The Fastest Way to Lose a Team Is to Be Unclear

The Fastest Way to Lose a Team Is to Be Unclear The Fastest Way to Lose a Team Is to Be Unclear

The Fastest Way to Lose a Team Is to Be Unclear

Judy Schaefer

Most executives do not wake up and decide to be unclear.

It happens another way.

  • The message gets softened.
  • The priorities multiply.
  • The strategy gets wrapped in too many words.
  • Expectations stay implied instead of spoken.
  • And then leadership wonders why execution feels muddy.

Here is the hard truth: ambiguity is expensive.

Not because people are incapable. Not because they do not care. But because most teams cannot execute what they do not fully understand. They hesitate. They fill in gaps. They create their own version of the plan. Then leaders misread the problem and conclude they have a talent issue—when what they really have is a clarity issue.

David Horsager’s trust framework starts with clarity for a reason. People trust what is clear and distrust what is ambiguous or overly complex. That is not just a communication tip. It is a leadership standard.
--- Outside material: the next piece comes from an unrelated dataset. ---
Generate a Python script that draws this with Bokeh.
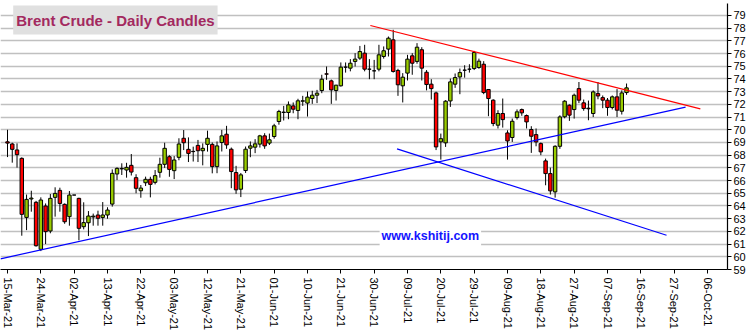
from bokeh.plotting import figure
from bokeh.models import ColumnDataSource, Range1d, FixedTicker, Label
from bokeh.embed import file_html
from bokeh.resources import INLINE

# ---- data (trading-day index, OHLC) ----
opens = [69.05, 68.88, 68.41, 67.75, 63.1, 64.55, 64.29, 60.59, 64.0, 62.03,
         64.68, 65.23, 64.13, 63.16, 64.86, 64.6, 62.37, 62.68, 63.14, 63.29,
         63.1, 63.29, 64.15, 66.52, 66.92, 66.83, 67.2, 66.23, 65.2, 65.83,
         66.1, 65.86, 66.65, 67.28, 67.88, 66.78, 67.83, 69.33, 68.46, 68.3,
         68.77, 68.35, 68.85, 68.85, 67.1, 69.0, 69.65, 68.47, 66.63, 65.32,
         66.79, 68.55, 68.63, 68.87, 69.52, 68.95, 69.47, 70.65, 71.36, 71.36,
         71.88, 71.52, 72.25, 72.1, 72.46, 72.72, 73.09, 74.4, 73.85, 73.09,
         73.46, 74.93, 74.85, 75.38, 75.64, 76.03, 74.77, 74.64, 74.77, 75.77,
         76.35, 77.08, 74.67, 73.46, 74.46, 75.82, 75.38, 76.3, 74.53, 73.59,
         72.9, 69.05, 68.97, 72.27, 73.59, 74.16, 74.69, 74.77, 74.82, 74.9,
         75.16, 73.17, 72.33, 70.36, 71.28, 69.75, 69.39, 70.96, 71.59, 71.12,
         70.02, 69.62, 68.91, 67.55, 66.55, 65.11, 68.7, 71.02, 71.93, 71.59,
         73.24, 72.12, 71.7, 71.28, 72.85, 72.53, 72.33, 71.75, 72.59, 71.46,
         72.93]
highs = [70.0, 68.98, 68.93, 67.83, 64.9, 65.2, 64.4, 64.68, 64.2, 64.94,
         65.47, 65.44, 64.2, 65.18, 64.86, 64.65, 64.29, 63.6, 63.4, 63.63,
         64.31, 63.9, 66.88, 67.04, 67.36, 67.4, 68.09, 66.5, 65.65, 66.31,
         66.3, 66.83, 67.8, 68.98, 68.0, 67.93, 69.33, 69.98, 69.4, 68.67,
         69.2, 68.93, 69.93, 69.0, 69.08, 69.99, 70.31, 68.6, 67.16, 66.6,
         68.68, 69.08, 69.26, 69.6, 69.73, 69.7, 70.47, 71.57, 71.88, 72.23,
         72.15, 72.44, 72.67, 73.01, 73.07, 73.14, 74.33, 74.98, 73.95, 73.54,
         75.3, 75.3, 75.56, 76.03, 76.6, 76.69, 75.56, 75.5, 76.69, 76.56,
         77.34, 77.87, 74.8, 74.46, 75.9, 76.03, 76.82, 76.5, 74.7, 73.98,
         73.0, 69.7, 72.33, 74.03, 74.43, 74.82, 75.08, 75.16, 76.21, 75.6,
         75.4, 73.2, 72.4, 71.54, 72.46, 69.96, 70.88, 71.6, 71.67, 71.2,
         70.28, 70.1, 69.0, 67.73, 67.02, 68.78, 71.14, 72.33, 72.0, 72.85,
         73.76, 72.38, 72.3, 73.1, 73.76, 72.7, 72.5, 72.7, 73.2, 73.1,
         73.64]
lows = [67.85, 67.41, 67.02, 61.66, 62.1, 63.55, 60.8, 60.45, 61.0, 61.85,
        63.16, 63.55, 62.6, 62.45, 64.86, 61.3, 62.16, 61.63, 62.45, 62.45,
        62.45, 63.0, 63.95, 66.04, 66.44, 66.23, 66.4, 65.0, 64.65, 65.57,
        64.68, 65.7, 66.23, 67.0, 66.3, 66.12, 67.6, 68.4, 67.46, 67.5,
        67.46, 67.2, 68.28, 66.57, 66.58, 68.29, 68.5, 65.4, 64.96, 64.7,
        66.6, 67.84, 68.16, 68.6, 68.5, 68.8, 69.3, 70.4, 70.73, 70.83,
        71.3, 70.83, 71.88, 71.04, 72.04, 72.1, 72.88, 73.93, 72.04, 72.3,
        73.4, 74.5, 74.6, 74.98, 75.5, 74.6, 73.98, 73.98, 74.6, 75.6,
        75.77, 74.5, 72.67, 72.15, 73.88, 74.33, 75.2, 73.88, 73.1, 72.38,
        68.4, 67.65, 68.65, 71.8, 73.3, 72.8, 74.1, 74.5, 74.7, 74.8,
        72.8, 71.07, 70.28, 70.1, 70.17, 67.65, 69.04, 70.8, 71.1, 70.1,
        68.18, 68.7, 68.0, 65.63, 64.9, 64.66, 68.5, 70.9, 70.7, 70.88,
        72.1, 71.5, 70.75, 71.0, 72.4, 71.7, 71.1, 71.6, 71.0, 71.2,
        72.75]
closes = [68.95, 68.46, 68.04, 63.34, 64.52, 64.62, 60.87, 64.47, 61.98, 64.6,
          64.99, 64.2, 62.76, 64.86, 64.86, 62.24, 62.69, 63.21, 63.2, 63.03,
          63.29, 63.68, 66.57, 66.96, 66.96, 67.04, 66.67, 65.39, 65.41, 66.1,
          65.7, 66.39, 67.28, 68.54, 66.88, 67.62, 68.88, 68.98, 68.14, 68.28,
          68.35, 68.54, 69.33, 67.1, 68.73, 69.52, 68.81, 66.71, 65.27, 66.45,
          68.47, 68.73, 68.89, 69.52, 68.73, 69.21, 70.31, 71.44, 71.39, 71.96,
          71.62, 72.28, 72.28, 72.57, 72.72, 72.88, 73.98, 74.38, 73.14, 73.51,
          74.93, 74.93, 75.24, 75.56, 76.16, 74.77, 74.77, 74.64, 75.9, 76.22,
          77.21, 74.59, 73.54, 74.14, 75.56, 75.24, 76.5, 74.85, 73.56, 73.24,
          68.65, 69.3, 72.25, 73.77, 74.11, 74.5, 74.69, 74.77, 76.08, 75.4,
          72.93, 72.46, 70.49, 71.28, 70.8, 69.12, 70.67, 71.41, 71.33, 70.62,
          69.49, 69.04, 68.26, 66.55, 65.19, 68.7, 71.01, 72.25, 71.15, 72.72,
          72.33, 71.67, 71.65, 72.98, 72.66, 72.33, 71.75, 72.59, 71.54, 72.9,
          73.3]
day_index = list(range(len(opens)))

tick_index = list(range(0, 148, 7))
tick_labels = ["15-Mar-21", "24-Mar-21", "02-Apr-21", "13-Apr-21", "22-Apr-21",
               "03-May-21", "12-May-21", "21-May-21", "01-Jun-21", "10-Jun-21",
               "21-Jun-21", "30-Jun-21", "09-Jul-21", "20-Jul-21", "29-Jul-21",
               "09-Aug-21", "18-Aug-21", "27-Aug-21", "07-Sep-21", "16-Sep-21",
               "27-Sep-21", "06-Oct-21"]
price_ticks = list(range(59, 80))

# trend lines (index, price)
red_line_x = [76.2, 145.5]
red_line_y = [78.21, 71.65]
blue_up_x = [-1.47, 142.4]
blue_up_y = [59.84, 71.78]
blue_down_x = [81.8, 138.4]
blue_down_y = [68.5, 61.7]

FONT = "Liberation Sans"

tops = [max(o, c) for o, c in zip(opens, closes)]
bottoms = [min(o, c) for o, c in zip(opens, closes)]
colors = ["#99cc00" if c >= o else "#ff0000" for o, c in zip(opens, closes)]
src = ColumnDataSource(dict(x=day_index, o=opens, h=highs, l=lows, c=closes,
                            top=tops, bottom=bottoms, color=colors))

p = figure(width=752, height=336, output_backend="svg", toolbar_location=None,
           x_range=Range1d(-1.47, 151.2), y_range=Range1d(59, 79.94),
           y_axis_location="right", min_border_left=0, min_border_right=25,
           min_border_top=3, min_border_bottom=67)
p.outline_line_color = None
p.background_fill_color = "white"
p.border_fill_color = "white"

p.xgrid.visible = False
p.ygrid.ticker = FixedTicker(ticks=price_ticks)
p.ygrid.grid_line_color = "#c0c0c0"
p.ygrid.grid_line_width = 1.3

p.yaxis.ticker = FixedTicker(ticks=price_ticks)
p.xaxis.ticker = FixedTicker(ticks=tick_index)
p.xaxis.major_label_overrides = {i: s for i, s in zip(tick_index, tick_labels)}
p.xaxis.major_label_orientation = "vertical"
for ax in (p.xaxis, p.yaxis):
    ax.axis_line_color = "black"
    ax.axis_line_width = 1.2
    ax.major_tick_line_color = "black"
    ax.major_tick_out = 4
    ax.major_tick_in = 0
    ax.minor_tick_line_color = None
    ax.major_label_text_font = FONT
    ax.major_label_text_font_size = "11px"
    ax.major_label_text_color = "black"
p.yaxis.major_label_standoff = 2
p.xaxis.major_label_standoff = 4

p.segment(x0="x", y0="l", x1="x", y1="h", source=src, line_color="black", line_width=1)
p.vbar(x="x", width=0.72, top="top", bottom="bottom", source=src,
       fill_color="color", line_color="black", line_width=1)

p.line(red_line_x, red_line_y, line_color="#ff0000", line_width=1.2)
p.line(blue_up_x, blue_up_y, line_color="#0000ff", line_width=1.2)
p.line(blue_down_x, blue_down_y, line_color="#0000ff", line_width=1.2)

title = Label(x=1.2, y=79.78, text="Brent Crude - Daily Candles",
              text_font=FONT, text_font_size="15px", text_font_style="bold",
              text_color="#a3295f", text_align="left", text_baseline="top",
              background_fill_color="#e0e0e0", padding=(3, 6))
p.add_layout(title)

wm = Label(x=88.8, y=61.67, text="www.kshitij.com", text_font=FONT,
           text_font_size="12.5px", text_font_style="bold", text_color="#1414ff",
           text_align="center", text_baseline="middle",
           background_fill_color="white", padding=(2, 4))
p.add_layout(wm)

open("out.html", "w").write(file_html(p, INLINE))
For business owners and C-suite leaders, this matters more than ever. As companies grow, complexity grows with them. What used to be handled through instinct and proximity now requires structure, language, and deliberate repetition. The founder who solved confusion by walking down the hall cannot scale that approach forever. The CEO who assumes the team “gets it” because the leadership team discussed it for two hours is usually mistaken.

Clarity does not happen because you said it once.
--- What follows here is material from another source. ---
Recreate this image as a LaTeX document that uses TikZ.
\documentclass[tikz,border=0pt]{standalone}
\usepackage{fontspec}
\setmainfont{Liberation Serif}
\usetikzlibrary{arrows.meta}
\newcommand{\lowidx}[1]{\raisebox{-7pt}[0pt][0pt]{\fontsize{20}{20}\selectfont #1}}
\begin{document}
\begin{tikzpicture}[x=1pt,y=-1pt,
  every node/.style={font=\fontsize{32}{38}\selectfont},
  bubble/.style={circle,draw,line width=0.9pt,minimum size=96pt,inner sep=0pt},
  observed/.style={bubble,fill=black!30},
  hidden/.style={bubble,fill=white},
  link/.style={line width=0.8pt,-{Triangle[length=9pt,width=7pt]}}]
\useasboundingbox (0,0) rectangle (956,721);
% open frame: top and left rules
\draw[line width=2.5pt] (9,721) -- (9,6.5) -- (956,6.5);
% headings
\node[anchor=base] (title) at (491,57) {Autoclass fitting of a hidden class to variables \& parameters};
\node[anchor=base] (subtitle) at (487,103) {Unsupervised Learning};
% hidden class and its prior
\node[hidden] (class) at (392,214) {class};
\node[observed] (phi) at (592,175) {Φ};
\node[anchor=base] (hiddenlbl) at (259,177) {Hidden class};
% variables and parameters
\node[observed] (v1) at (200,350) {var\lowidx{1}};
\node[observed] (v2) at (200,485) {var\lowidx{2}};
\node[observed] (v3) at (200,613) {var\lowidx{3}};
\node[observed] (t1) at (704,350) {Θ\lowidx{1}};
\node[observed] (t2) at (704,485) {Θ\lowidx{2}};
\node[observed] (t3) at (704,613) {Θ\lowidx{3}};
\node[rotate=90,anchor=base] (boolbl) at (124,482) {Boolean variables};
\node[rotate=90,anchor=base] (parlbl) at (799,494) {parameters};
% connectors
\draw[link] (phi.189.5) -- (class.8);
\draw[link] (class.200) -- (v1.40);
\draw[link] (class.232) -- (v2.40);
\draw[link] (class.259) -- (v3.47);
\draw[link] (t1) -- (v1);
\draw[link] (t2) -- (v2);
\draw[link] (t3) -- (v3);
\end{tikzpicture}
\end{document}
Clarity happens when the organization can repeat it, prioritize it, and act on it consistently.

That is a very different standard.

Clear leaders answer the questions people are already asking inside their heads:

  • What matters most right now?
  • What does success actually look like?
  • Who owns what?
  • What are we not doing?
  • What will stay true even if conditions change?

When those answers are fuzzy, trust erodes quietly. People start reading politics instead of purpose. Departments defend their own turf. Meetings multiply because alignment did not happen the first time. High performers get frustrated interpreting vague direction. Middle managers become translators instead of leaders.

And the cost is not just internal. Customers can feel unclear leadership too. They hear shifting value propositions. They experience inconsistent service. They receive mixed signals from different departments. Nothing creates hesitation faster than a company that cannot explain itself simply.

The strongest executive teams understand that clarity is an act of respect.

  • It says: your time matters.
  • It says: we are willing to make decisions.
  • It says: you should not have to guess what good looks like here.

That kind of clarity does not make leadership rigid. It makes leadership credible.

So How Does a Leader Build It?

Start smaller than you think.

  • Boil the strategy down to a handful of priorities.
  • Define what winning looks like this quarter.
  • Name the tradeoffs out loud.
  • Write expectations in plain language.
  • Repeat the message until you are tired of hearing it—then repeat it again.

And then test for understanding. Do not ask, “Any questions?” Instead, ask:

  • What are the top three priorities you are taking from this?
  • What will your team stop doing because of this decision?
  • Where are the gray areas still showing up?

That is where real clarity begins.

Too many leaders think clear communication is about polish. It is not. It is about discipline. It means narrowing, choosing, and stating the truth plainly. That can feel uncomfortable for leaders who want flexibility or fear oversimplifying. But the bigger risk is not oversimplification—it is leaving your people to interpret what leadership failed to define.

This is where being part of a peer advisory community like Allied Executives makes a real difference. The best leaders need trusted rooms where someone will tell them, “That sounds smart, but it still is not clear.” Sometimes the bottleneck is not the market. It is the message. And when the message finally gets clear, execution follows faster than most leaders expect.

Because people move when they know where they are going.

They commit when they know what matters.

They trust when leadership makes the complicated make sense.

That is not a small thing. That is a competitive edge.

Key Takeaways

  • Ambiguity creates hesitation, rework, and erosion of trust.
  • Clarity is one of the fastest ways to build trust and accelerate execution.
  • If teams cannot repeat the priority, they probably do not fully understand it.
  • Clear leaders define tradeoffs, ownership, and success in plain language.
  • Confused teams do not need more inspiration. They need sharper direction.